↓↓↓
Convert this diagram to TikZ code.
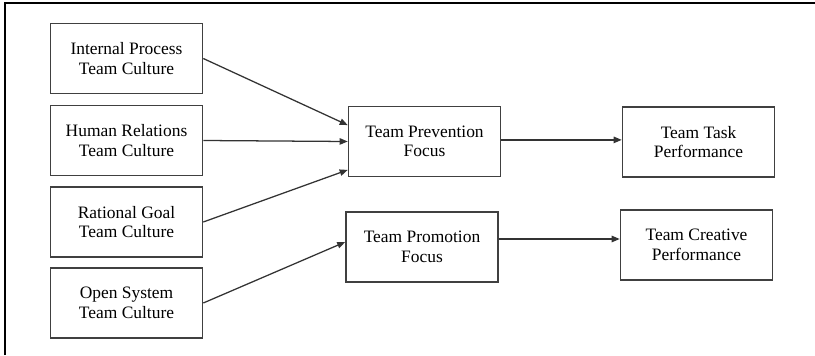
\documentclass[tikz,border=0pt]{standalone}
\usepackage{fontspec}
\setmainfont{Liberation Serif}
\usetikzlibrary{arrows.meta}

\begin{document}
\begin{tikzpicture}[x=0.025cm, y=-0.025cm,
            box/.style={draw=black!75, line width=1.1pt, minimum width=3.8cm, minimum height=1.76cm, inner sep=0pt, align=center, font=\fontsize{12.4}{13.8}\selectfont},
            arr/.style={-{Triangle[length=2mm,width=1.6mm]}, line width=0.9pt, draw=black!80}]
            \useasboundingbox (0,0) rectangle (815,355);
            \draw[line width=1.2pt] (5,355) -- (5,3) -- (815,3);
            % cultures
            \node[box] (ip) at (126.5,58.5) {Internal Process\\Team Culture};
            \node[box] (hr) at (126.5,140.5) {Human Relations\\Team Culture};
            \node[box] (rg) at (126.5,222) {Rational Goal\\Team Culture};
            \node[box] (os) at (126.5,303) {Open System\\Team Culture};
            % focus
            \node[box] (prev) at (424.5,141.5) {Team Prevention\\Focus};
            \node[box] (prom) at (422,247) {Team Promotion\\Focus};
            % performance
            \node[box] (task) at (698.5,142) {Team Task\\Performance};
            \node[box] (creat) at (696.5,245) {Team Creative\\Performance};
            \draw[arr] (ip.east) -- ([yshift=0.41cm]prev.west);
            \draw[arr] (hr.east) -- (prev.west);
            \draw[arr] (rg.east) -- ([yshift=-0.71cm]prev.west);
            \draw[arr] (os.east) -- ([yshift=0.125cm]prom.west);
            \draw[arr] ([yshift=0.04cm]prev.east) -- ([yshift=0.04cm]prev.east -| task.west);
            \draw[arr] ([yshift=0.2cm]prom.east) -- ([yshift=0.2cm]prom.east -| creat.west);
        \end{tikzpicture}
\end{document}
↑↑↑
### [Problem details]
Please transcribe the material above exactly as written. Leave the pictures out.

### [Output]
Convert this diagram to TikZ code.
\documentclass[tikz,border=0pt]{standalone}
\usepackage{fontspec}
\setmainfont{Liberation Serif}
\usetikzlibrary{arrows.meta}

\begin{document}
\begin{tikzpicture}[x=0.025cm, y=-0.025cm,
            box/.style={draw=black!75, line width=1.1pt, minimum width=3.8cm, minimum height=1.76cm, inner sep=0pt, align=center, font=\fontsize{12.4}{13.8}\selectfont},
            arr/.style={-{Triangle[length=2mm,width=1.6mm]}, line width=0.9pt, draw=black!80}]
            \useasboundingbox (0,0) rectangle (815,355);
            \draw[line width=1.2pt] (5,355) -- (5,3) -- (815,3);
            % cultures
            \node[box] (ip) at (126.5,58.5) {Internal Process\\Team Culture};
            \node[box] (hr) at (126.5,140.5) {Human Relations\\Team Culture};
            \node[box] (rg) at (126.5,222) {Rational Goal\\Team Culture};
            \node[box] (os) at (126.5,303) {Open System\\Team Culture};
            % focus
            \node[box] (prev) at (424.5,141.5) {Team Prevention\\Focus};
            \node[box] (prom) at (422,247) {Team Promotion\\Focus};
            % performance
            \node[box] (task) at (698.5,142) {Team Task\\Performance};
            \node[box] (creat) at (696.5,245) {Team Creative\\Performance};
            \draw[arr] (ip.east) -- ([yshift=0.41cm]prev.west);
            \draw[arr] (hr.east) -- (prev.west);
            \draw[arr] (rg.east) -- ([yshift=-0.71cm]prev.west);
            \draw[arr] (os.east) -- ([yshift=0.125cm]prom.west);
            \draw[arr] ([yshift=0.04cm]prev.east) -- ([yshift=0.04cm]prev.east -| task.west);
            \draw[arr] ([yshift=0.2cm]prom.east) -- ([yshift=0.2cm]prom.east -| creat.west);
        \end{tikzpicture}
\end{document}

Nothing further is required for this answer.